The July 18/25, 2011 edition of Aviation Week & Space Technology has a Viewpoint article by Aaron Shenar titled "The Shuttle Era: Lessons Learned." In it he speaks of four lessons that are directly applicable to project and program success in any technical or business domain.
But first you need to read Aaron Shenhar and Dov Dvir's book Reinventing Project Management: The Diamond Approach to Successful Growth and Innovation, Harvard Business School Press.
This book, along with IT Governance: How Top Performers Manage IT Decision Rights for Superior Results, Peter Weill and Jeanne W. Ross, Harvard Business School Press, speak to the "decision rights" of managers and the resulting accountability that flows from those rights and the decisions.
The notion of "decision rights," emerged from studies of many 100's of enterprises around the world. Weill qnd Ross argue that IT business value (not to be confused with earned value), directly results from effective IT governance.
Governance is the firm's allocation of IT decision rights and accountability. Shenhar and Dvir speak to five strategies for successful projects:
- Adopt the right management style for each project.
- Understand the inherent uncertainties, complexities, and variables of each project.
- Communicate unforeseen developments accurately to team members.
- Identify the project's unique performance drivers
- Strategically and realistically allocate project resources.
Project Management, Project Governance, and Agile
The notion that agile provides competitive advantage to IT organizations has merit. The notion that agile replaces project management and now it seems that agile replaces "governance," has no merit in the absence of tangible field evidence. There was a post this week about Australian banks moving away from Steering Committees. The notion of replacing a governance process with another process or no process needs to be tested in a variety of domains before we get too excited about a single instance.
Shenar's paper on "Mapping the Dimensions of Project Success," should be read before any decision is made around dropping those pesky steering committees.
The Three Lessons Learned
From Shenar's AW&ST article, here's the three (of the four) lessons learned.
- Short trem efficiency will always result in long term, much bigger, and costly losses. The notion of avoiding "design up front," is just that notional. The statistically sound data that "refactoring" at the architectural level has yet to appear in any credible manner. The cost of change ALWAYS is higher later in the project.
- Executive must listen to the engineers or developers. Without this communication channel the "real" status of a project, the "real" forecast performance and work effort will not be heard. When executives set goals that cannot be reached, they set the foundation for failure. No software development method is going to fix this. If you work in a place where unrealistic goals are the norm, think about finding new work - you're going to fail.
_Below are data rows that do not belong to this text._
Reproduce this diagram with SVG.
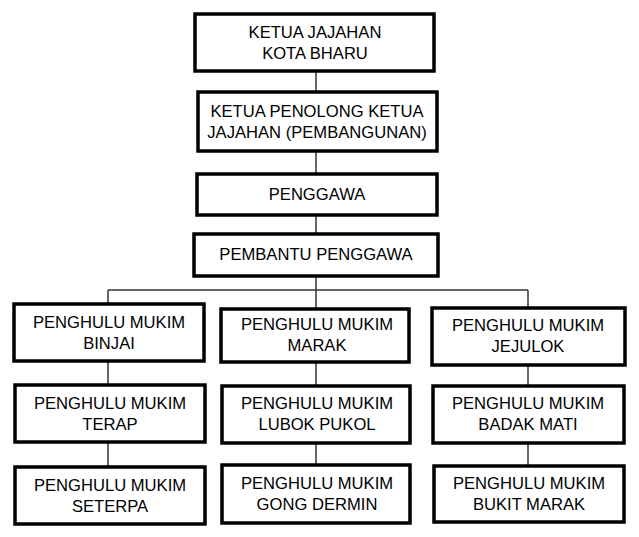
<svg xmlns="http://www.w3.org/2000/svg" width="639" height="537" viewBox="0 0 639 537">
<style>
rect{fill:#fff;stroke:#000;stroke-width:3.5}
text{font-family:"Liberation Sans",Arial,sans-serif;font-size:16.6px;text-anchor:middle;fill:#000}
.c line{stroke:#333;stroke-width:1.5}
</style>
<rect x="0" y="0" width="639" height="537" style="stroke:none"/>
<g class="c">
<line x1="316" y1="71" x2="316" y2="92"/>
<line x1="316" y1="151" x2="316" y2="174"/>
<line x1="316" y1="215" x2="316" y2="234"/>
<line x1="316" y1="276" x2="316" y2="309"/>
<line x1="108" y1="290" x2="528" y2="290"/>
<line x1="108" y1="290" x2="108" y2="304"/>
<line x1="528" y1="290" x2="528" y2="308"/>
<line x1="108" y1="361" x2="108" y2="385"/>
<line x1="108" y1="442" x2="108" y2="467"/>
<line x1="316" y1="362" x2="316" y2="386"/>
<line x1="316" y1="443" x2="316" y2="465"/>
<line x1="528" y1="365" x2="528" y2="386"/>
<line x1="528" y1="443" x2="528" y2="466"/>
</g>
<g id="n1"><rect x="195" y="14" width="239" height="57"/><text x="315" y="38">KETUA JAJAHAN</text><text x="315" y="59">KOTA BHARU</text></g>
<g id="n2"><rect x="198" y="92" width="239" height="59"/><text x="317" y="117">KETUA PENOLONG KETUA</text><text x="317" y="138">JAJAHAN (PEMBANGUNAN)</text></g>
<g id="n3"><rect x="197" y="174" width="240" height="41"/><text x="317" y="200">PENGGAWA</text></g>
<g id="n4"><rect x="194" y="234" width="244" height="42"/><text x="316" y="260">PEMBANTU PENGGAWA</text></g>
<g id="l1"><rect x="14" y="304" width="190" height="57"/><text x="109" y="328">PENGHULU MUKIM</text><text x="109" y="349">BINJAI</text></g>
<g id="l2"><rect x="15" y="385" width="190" height="57"/><text x="110" y="409">PENGHULU MUKIM</text><text x="110" y="430">TERAP</text></g>
<g id="l3"><rect x="15" y="467" width="190" height="57"/><text x="110" y="491">PENGHULU MUKIM</text><text x="110" y="512">SETERPA</text></g>
<g id="m1"><rect x="221" y="309" width="188" height="53"/><text x="317" y="330">PENGHULU MUKIM</text><text x="317" y="351">MARAK</text></g>
<g id="m2"><rect x="222" y="386" width="188" height="57"/><text x="317" y="409">PENGHULU MUKIM</text><text x="317" y="430">LUBOK PUKOL</text></g>
<g id="m3"><rect x="222" y="465" width="188" height="58"/><text x="317" y="489">PENGHULU MUKIM</text><text x="317" y="510">GONG DERMIN</text></g>
<g id="r1"><rect x="432" y="308" width="193" height="57"/><text x="528" y="331">PENGHULU MUKIM</text><text x="528" y="352">JEJULOK</text></g>
<g id="r2"><rect x="433" y="386" width="191" height="57"/><text x="528" y="409">PENGHULU MUKIM</text><text x="528" y="430">BADAK MATI</text></g>
<g id="r3"><rect x="434" y="466" width="190" height="56"/><text x="529" y="489">PENGHULU MUKIM</text><text x="529" y="510">BUKIT MARAK</text></g>
</svg>
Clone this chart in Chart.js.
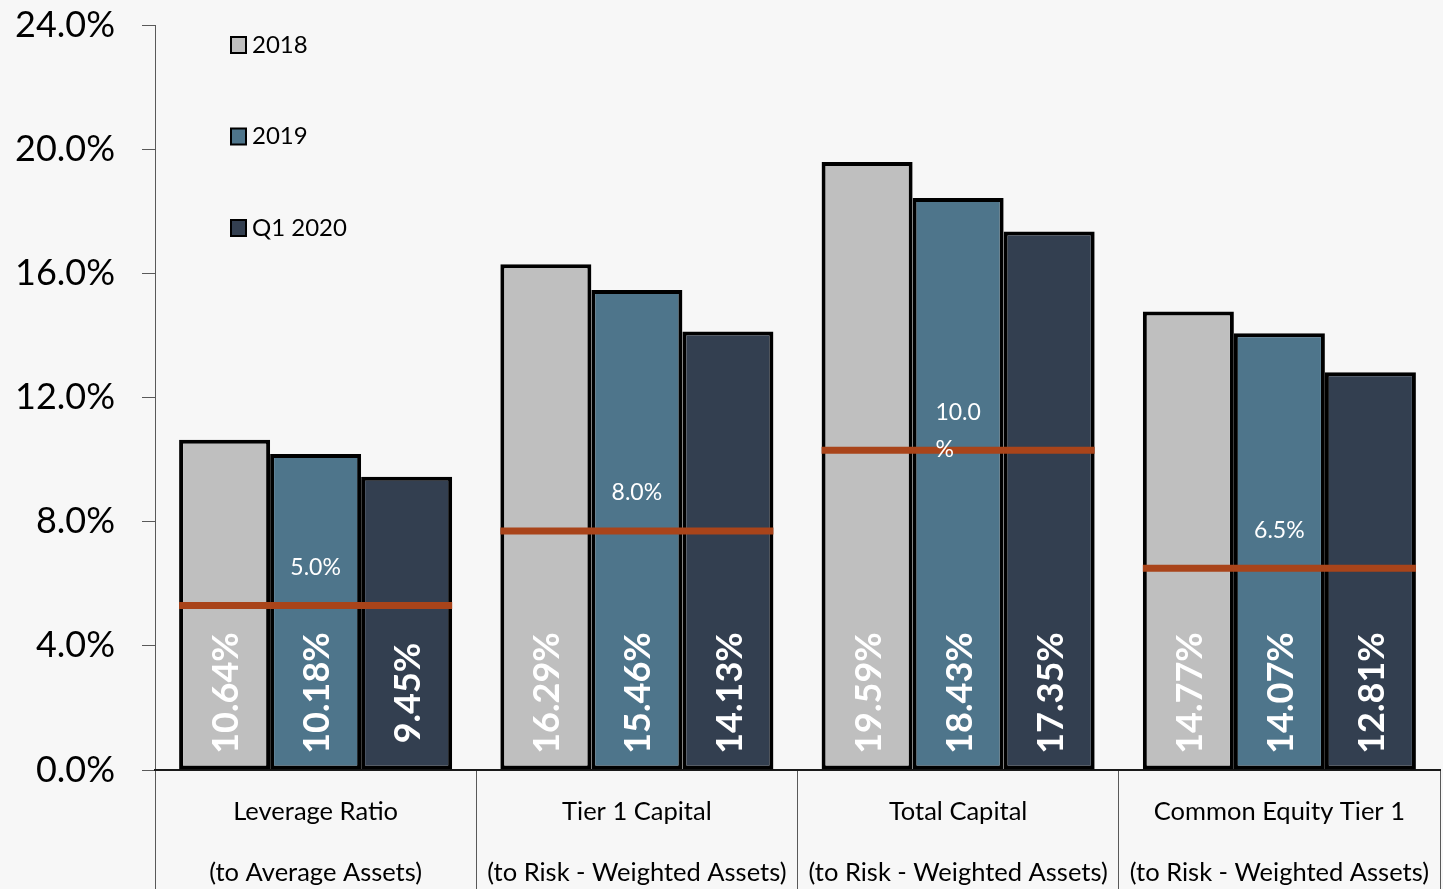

- Developers must analyze the real challenges in their endeavors, and more importantly, find ways to communicate them well to decision makers. By "real challenges" I mean actual risks, their handling, and the plans for the handling. The notion that agile iterations have not cost, schedule, or technical margin is poorly understood outside domains where cost and schedule are managed on a weekly basis. Agile process are fundamentally Level of Effort. "We work down the story list until the money or time runs out." The notion that agile can provide "usable" product at the end of every iteration is wonderful. But the "minimum set of shippable features," needs to be delivered at the planned time for the planned budget. That requires planning, control, and corrective action.
These activities are called PROJECT MANAGEMENT. So when PMI speaks of the "role of project managers" in those Agile CoP webinars, they better be speaking about "project governance" and Decision Rights for the project.